Increased professional trust is needed to support teachers in the global education community, a recent meeting in London co-hosted by the World Innovation Summit for Education (WISE) and the Royal Society for the encouragement of Arts, Manufactures and Commerce (RSA) has said.
The gathering discussed the necessity of professional confidence to support the inclusion of innovative and effective teaching methods in primary and secondary school systems. The meeting also marked the release of the revised WISE-RSA report entitled ‘Creative Public Leadership: How School System Leaders Can Create the Conditions for System-wide Innovation’.
The event was chaired by Stavros Yiannouka, CEO, WISE, who introduced the organisation as an initiative of Qatar Foundation for Education, Science and Community Development (QF), under the leadership of its chairperson, HH Sheikha Moza bint Nasser, and discussed its commitment to innovation, action and partnership in education.
According to Yiannouka, “unprecedented challenges” were becoming “more diverse, more complex, less sustainable, and less equal,” making reforms to the international education system more crucial than ever.
He also emphasised the updated report’s focus on “how to create public education systems that are conducive to widespread innovation and possess the capacities to adopt and scale innovations that are shown to work.”  

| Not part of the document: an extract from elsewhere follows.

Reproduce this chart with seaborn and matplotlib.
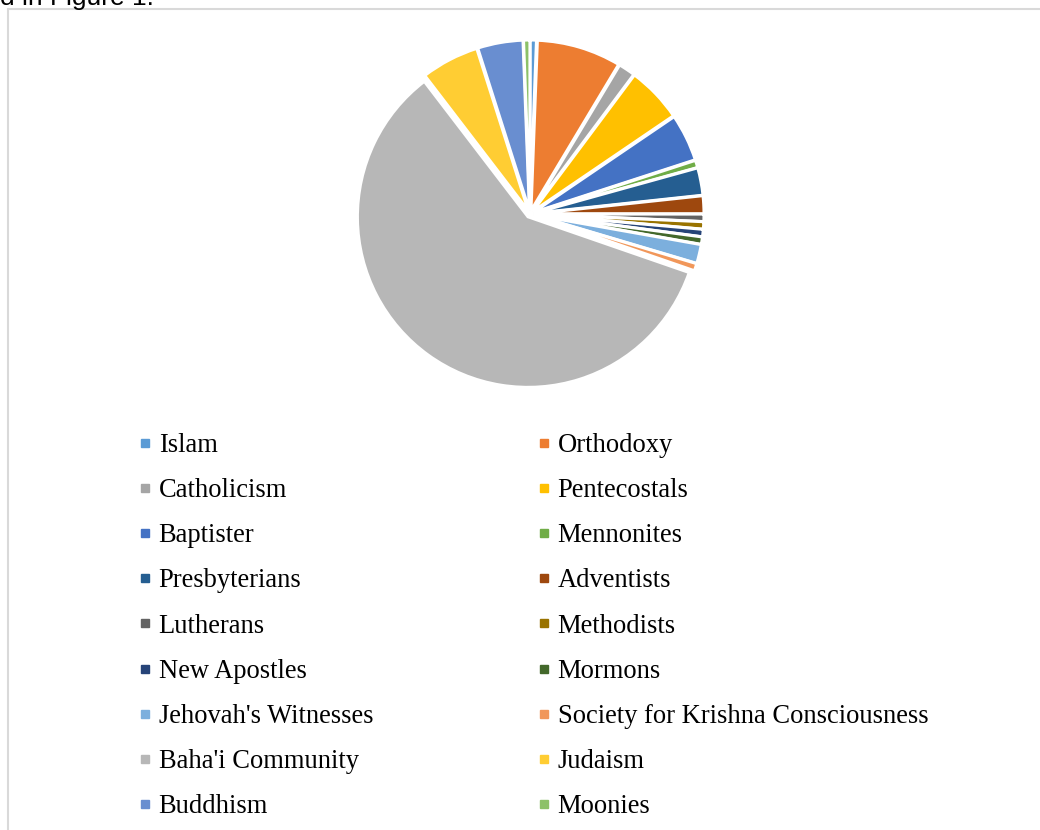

The main authors of the report, Joe Hallgarten, director, Creative Learning and Development at the RSA, and Valerie Hannon, director and co-founder of the Innovation Unit, also attended the event and commented on their findings.
Hallgarten remarked that the current reform models undervalue teacher professionalism, and that international aid in developing countries has become linked to those countries’ ability to “successfully adopt the features of more Westernised schooling paradigms.”
He called for change to be “built on teacher empowerment” that “values the broader outcomes of creativity, agency, and well-being, and which works deeply with civil society as partners in learning.”
Hannon spoke about the need to make a case for change by engaging ‘edupreneurs’ and others in the business community, to become partners in building education systems “in much more profound ways.”
During the session, a panel of experts considered the challenges of leading impactful research for concrete action and change, discussing ways to more effectively communicate and interact with policy makers, school leaders, educators and communities.